I didn’t start out liking UCSD. I wanted to go to a small, hip liberal arts college in Washington — or, as I saw it, Coolsville, USA. I was prepared to say farewell to my lifetime home and go to a place that probably didn’t even have Takis™ given its considerable distance from the border of Mexico.
But because of budgetary concerns and familial pressure, I opted for what angry teen-me called UC So Dumb, which I was not okay with. But slowly, the idea became tolerable: I realized I could walk to the beach, that one of my best friends would also be there and that I would probably not be the nerdiest kid at a research university (my enormous sense of self-doubt prevents me from giving my coolness even the smallest shred of plausibility) (not to brag). I even got kind of into UCSD at orientation, save for the amount of time they allotted to rehearse synchronized jazz hands for UnOlympics. (Disclaimer: I enjoy and am skilled at jazz-handing, but I see it as more of an independent activity)
Then I started taking classes, enjoying my major, making friends, joining clubs, taking naps in lounges and buying coffee from the cool Mandeville coffee cart, and sentiments grew like weeds in my mind, and before I knew it, I was getting emails about “taking senior portraits” and “applying to graduation” and “enlargeing my bratworst.” I realized that I would miss this bundle of buildings established as an institution of higher education. I knew then that saying goodbye, even to the beachfront retiree community of La Jolla, would be hard. I also suspected that the day before graduation would be spent visiting various cherished campus spots, crying and singing Vitamin C’s seminal hit “Graduation (Friends Forever).”
If four years of seeing some of the closest friends come and go has taught me anything, it’s that saying goodbye is best done deliberately and farewell-induced regret can be minimized by giving that person or thing the sendoff you think they deserve (ice cream and sitcoms help, too). There’s no grand ritual for saying goodbye, just making sure that you do the things you’ve always wanted to with them.
Admittedly, this column is extremely self-indulgent, as saying “goodbye” has never been easy, especially for someone who tears up at the Sarah McLachlan-accompanied montage that plays in his head when he throws old sneakers away.
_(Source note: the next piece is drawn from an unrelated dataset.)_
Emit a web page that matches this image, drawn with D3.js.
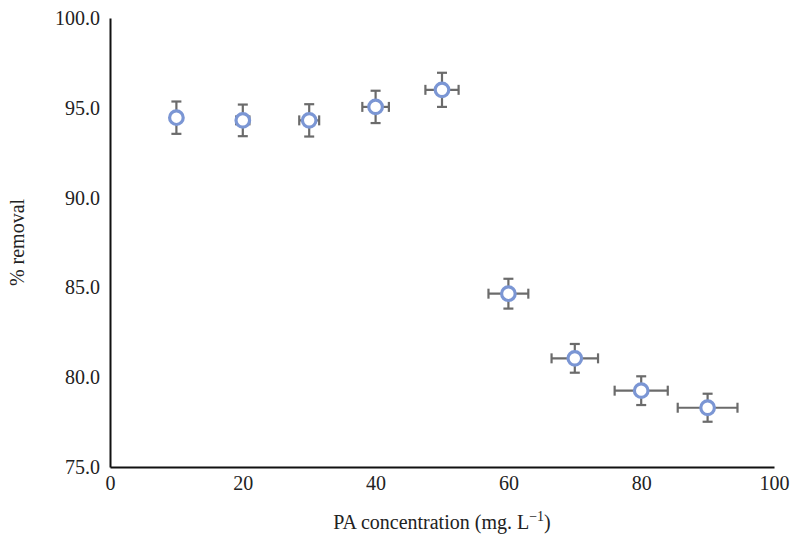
<!DOCTYPE html>
<html><head><meta charset="utf-8">
<script src="https://cdn.jsdelivr.net/npm/d3@7"></script>
<style>body{margin:0;background:#fff}svg{display:block}text{font-family:"Liberation Serif","DejaVu Serif",serif;fill:#222}</style>
</head><body><svg id="c" width="793" height="539"></svg>
<script>
const conc = [10,20,30,40,50,60,70,80,90];
const removal = [94.45,94.3,94.3,95.05,96.0,84.65,81.05,79.25,78.3];
const yErr = [0.9,0.88,0.9,0.9,0.95,0.83,0.8,0.8,0.78];
const xErr = [0.5,1.0,1.5,2.0,2.5,3.0,3.5,4.0,4.5];
const xTicks = [0,20,40,60,80,100];
const yTicks = [75,80,85,90,95,100];

const svg = d3.select("#c");
const m = {l:110,r:19,t:18,b:72};
const W = 793, H = 539;
const x = d3.scaleLinear().domain([0,100]).range([m.l, W-m.r]);
const y = d3.scaleLinear().domain([75,100]).range([H-m.b, m.t]);
const fs = "20px";

const xa = svg.append("g").attr("transform",`translate(0,${H-m.b})`)
  .call(d3.axisBottom(x).tickValues(xTicks).tickSize(0).tickPadding(9).tickFormat(d3.format("d")));
const ya = svg.append("g").attr("transform",`translate(${m.l},0)`)
  .call(d3.axisLeft(y).tickValues(yTicks).tickSize(0).tickPadding(10).tickFormat(d3.format(".1f")));
[xa,ya].forEach(a=>{a.select(".domain").attr("stroke","#111").attr("stroke-width",2);
  a.selectAll("text").style("font-size",fs).attr("fill","#222").style("font-family","Liberation Serif");});

const data = conc.map((c,i)=>({c, r:removal[i], ye:yErr[i], xe:xErr[i]}));
const eb = svg.append("g").attr("stroke","#6b6b6b").attr("stroke-width",2.2);
const cap = 5;
data.forEach(d=>{
  eb.append("line").attr("x1",x(d.c)).attr("x2",x(d.c)).attr("y1",y(d.r+d.ye)).attr("y2",y(d.r-d.ye));
  eb.append("line").attr("x1",x(d.c)-cap).attr("x2",x(d.c)+cap).attr("y1",y(d.r+d.ye)).attr("y2",y(d.r+d.ye));
  eb.append("line").attr("x1",x(d.c)-cap).attr("x2",x(d.c)+cap).attr("y1",y(d.r-d.ye)).attr("y2",y(d.r-d.ye));
  eb.append("line").attr("x1",x(d.c-d.xe)).attr("x2",x(d.c+d.xe)).attr("y1",y(d.r)).attr("y2",y(d.r));
  eb.append("line").attr("x1",x(d.c-d.xe)).attr("x2",x(d.c-d.xe)).attr("y1",y(d.r)-cap).attr("y2",y(d.r)+cap);
  eb.append("line").attr("x1",x(d.c+d.xe)).attr("x2",x(d.c+d.xe)).attr("y1",y(d.r)-cap).attr("y2",y(d.r)+cap);
});
svg.append("g").selectAll("circle").data(data).join("circle")
  .attr("cx",d=>x(d.c)).attr("cy",d=>y(d.r)).attr("r",6.8)
  .attr("fill","#fff").attr("stroke","#7b96d4").attr("stroke-width",3.2);

svg.append("text").attr("transform",`translate(24,${(m.t+H-m.b)/2}) rotate(-90)`)
  .attr("text-anchor","middle").style("font-size",fs).text("% removal");
const xl = svg.append("text").attr("x",(m.l+W-m.r)/2).attr("y",529).attr("text-anchor","middle").style("font-size",fs);
xl.append("tspan").text("PA concentration (mg. L");
xl.append("tspan").attr("dy",-8).style("font-size","14px").text("\u22121");
xl.append("tspan").attr("dy",8).text(")");
</script></body></html>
But writing through these feelings will help me (and hopefully readers like you) to work through the transition from student-hood to young adulthood. And because of some fumbled contract writing, I will be required to plug Takis™ brand snacks in every column.
So, class of 2014, get ready. Take my hand, and we’ll journey toward life together. I’m sorry that my palms are covered in delicious Takis™ seasoning.